3) Sulfasalazine (SSZ): Sulfasalazine is a drug that can treat inflammatory bowel disease and joint inflammation in these patients with IBD arthritis who do not respond to NSAIDs. The common side effects associated with this drug are nausea, abdominal discomfort, and allergic reactions. It is a slow-acting drug that often takes about two to three months. A drop in the level of white blood cells and elevation in the level of liver enzymes can rarely occur while taking SSZ, which has to be monitored.
4) Corticosteroids: Corticosteroids like Prednisone can treat flaring of IBD, but they do not treat arthritis effectively. Steroid drugs can be directly injected into the inflamed joints to relieve the acute symptoms of arthritis.
5) Tumor Necrosis Factor (TNF): TNF antagonists have represented a significant advance in treating spondyloarthropathies and IBD. However, these cannot be given to every patient with IBD arthritis and can only be given in cases where there is a severe or resistant disease. These drugs can block the effects of TNF, a protein that is involved in inflammation in various parts of the body. Therefore, they appear helpful in treating IBD arthritis and rheumatoid arthritis.
The TNF antagonist drugs currently in use may include Etanercept, Infliximab, and Adalimumab.
Since TNF antagonists suppress the immune system, infections must be observed while administering these drugs. The other side effects may include:
Injection site reactions.
Worsening of heart function in patients with heart failure.

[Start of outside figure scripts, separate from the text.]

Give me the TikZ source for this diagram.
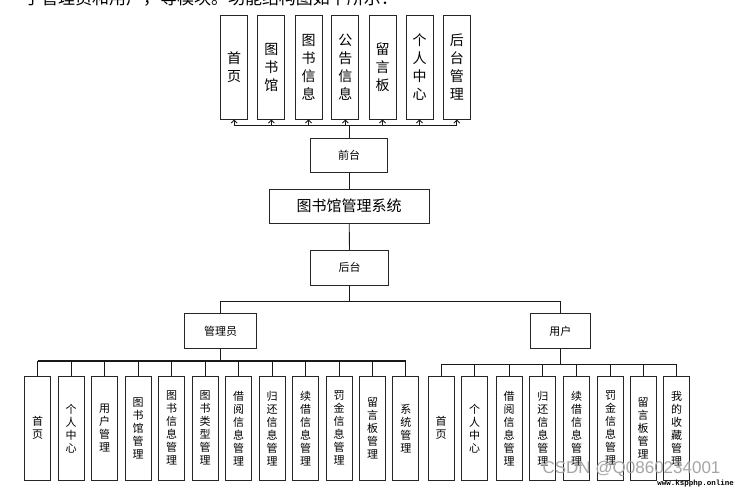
\documentclass[tikz,border=0pt]{standalone}
\usepackage{fontspec}
\setmainfont{Noto Sans CJK SC}
\newfontfamily\wmsans{Liberation Sans}
\newfontfamily\wmmono{Liberation Mono}
\usetikzlibrary{arrows.meta}
\tikzset{
  box/.style={draw=black!85, line width=0.9pt, inner sep=0pt, align=center, fill=white},
  topbox/.style={box, minimum width=27pt, minimum height=103.3pt, font=\fontsize{14}{18}\selectfont},
  midbox/.style={box, minimum height=34.6pt, font=\fontsize{11}{13}\selectfont},
  sysbox/.style={box, minimum width=160.3pt, minimum height=34.3pt, font=\fontsize{15}{18}\selectfont},
  botbox/.style={box, minimum width=26pt, minimum height=103.3pt, font=\fontsize{11}{13}\selectfont},
  link/.style={draw=black!90, line width=0.9pt},
  uparrow/.style={link, -{Straight Barb[length=3pt,width=6pt]}},
}
\begin{document}
\begin{tikzpicture}[x=1pt,y=-1pt]
\useasboundingbox (0,0) rectangle (734,488);
\fill[white] (0,0) rectangle (734,488);
\begin{scope}
\clip (0,0) rectangle (734,488);
\node[anchor=center, font=\fontsize{17}{17}\selectfont, inner sep=0pt] (intro) at (211,-2) {于管理员和用户，等模块。功能结构图如下所示：};
\end{scope}

% top row
\node[topbox] (t1) at (234.2,67.35) {首\\页};
\node[topbox] (t2) at (271.3,67.35) {图\\书\\馆};
\node[topbox] (t3) at (308.5,67.35) {图\\书\\信\\息};
\node[topbox] (t4) at (345.4,67.35) {公\\告\\信\\息};
\node[topbox] (t5) at (382.5,67.35) {留\\言\\板};
\node[topbox] (t6) at (419.5,67.35) {个\\人\\中\\心};
\node[topbox] (t7) at (456.8,67.35) {后\\台\\管\\理};

\node[midbox, minimum width=77pt] (qt) at (349.2,155.3) {前台};
\node[sysbox] (sys) at (349.2,206.2) {图书馆管理系统};
\node[midbox, minimum width=77.6pt] (ht) at (349.5,267.7) {后台};
\node[midbox, minimum width=72pt] (adm) at (220.7,331) {管理员};
\node[midbox, minimum width=60pt] (usr) at (560.3,331) {用户};

% admin boxes
\node[botbox] (a1) at (37.5,428.3) {首\\页};
\node[botbox] (a2) at (71.0,428.3) {个\\人\\中\\心};
\node[botbox] (a3) at (104.5,428.3) {用\\户\\管\\理};
\node[botbox] (a4) at (138.0,428.3) {图\\书\\馆\\管\\理};
\node[botbox] (a5) at (171.5,428.3) {图\\书\\信\\息\\管\\理};
\node[botbox] (a6) at (205.0,428.3) {图\\书\\类\\型\\管\\理};
\node[botbox] (a7) at (238.5,428.3) {借\\阅\\信\\息\\管\\理};
\node[botbox] (a8) at (272.0,428.3) {归\\还\\信\\息\\管\\理};
\node[botbox] (a9) at (305.5,428.3) {续\\借\\信\\息\\管\\理};
\node[botbox] (a10) at (339.0,428.3) {罚\\金\\信\\息\\管\\理};
\node[botbox] (a11) at (372.5,428.3) {留\\言\\板\\管\\理};
\node[botbox] (a12) at (405.8,428.3) {系\\统\\管\\理};

% user boxes
\node[botbox] (u1) at (441.2,428.3) {首\\页};
\node[botbox] (u2) at (474.7,428.3) {个\\人\\中\\心};
\node[botbox] (u3) at (509.0,428.3) {借\\阅\\信\\息\\管\\理};
\node[botbox] (u4) at (542.8,428.3) {归\\还\\信\\息\\管\\理};
\node[botbox] (u5) at (576.5,428.3) {续\\借\\信\\息\\管\\理};
\node[botbox] (u6) at (610.5,428.3) {罚\\金\\信\\息\\管\\理};
\node[botbox] (u7) at (643.2,428.3) {留\\言\\板\\管\\理};
\node[botbox] (u8) at (676.5,428.3) {我\\的\\收\\藏\\管\\理};

% connectors: top
\coordinate (tb) at (349.2,125.6);
\draw[link] (qt.north) -- (tb);
\draw[link] (t1.south |- tb) -- (t7.south |- tb);
\foreach \i in {1,...,7} { \draw[uparrow] (t\i.south |- tb) -- (t\i.south); }

\draw[link] (qt.south) -- (sys.north);
\draw[link] (sys.south) -- (ht.north);

% back-end split
\coordinate (hb) at (349.5,301);
\draw[link] (ht.south) -- (hb);
\draw[link] (adm.north |- hb) -- (usr.north |- hb);
\draw[link] (adm.north |- hb) -- (adm.north);
\draw[link] (usr.north |- hb) -- (usr.north);

% admin bus
\coordinate (ab) at (220.7,361);
\draw[link] (adm.south) -- (ab);
\draw[link, line width=1.6pt] (a1.north |- ab) -- (a12.north |- ab);
\foreach \i in {1,...,12} { \draw[link] (a\i.north |- ab) -- (a\i.north); }

% user bus
\coordinate (ub) at (560.3,364);
\draw[link] (usr.south) -- (ub);
\draw[link] (u1.north |- ub) -- (u8.north |- ub);
\foreach \i in {1,...,8} { \draw[link] (u\i.north |- ub) -- (u\i.north); }

% watermarks
\node[font=\wmsans\fontsize{17}{17}\selectfont, text=black!35, inner sep=0pt] (wm1) at (631.5,469) {CSDN @Q0860234001};
\node[font=\wmmono\bfseries\fontsize{7.5}{8}\selectfont, text=black, inner sep=0pt, anchor=east] (wm2) at (734,483.5) {www.kspphp.online};
\end{tikzpicture}
\end{document}
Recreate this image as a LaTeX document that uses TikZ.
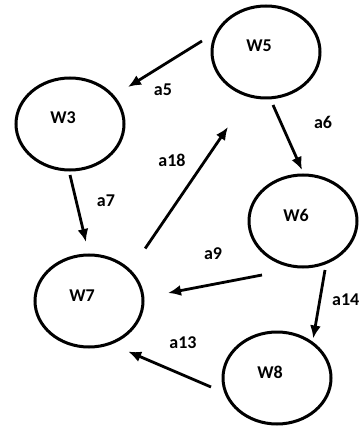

Worsening of disease in patients with multiple sclerosis.
With treatment, the prognosis for IBD arthritis is usually good, although the condition is quite variable. Severe cases may develop significant joint damage and need surgery within a year or two, while other cases are considerably milder. Therefore, consult with your physician if you have symptoms of IBD like chronic diarrhea, crampy abdominal pain, unintentional weight loss, recurring fever along with signs of arthritis, like joint pain, swelling, or limited motion.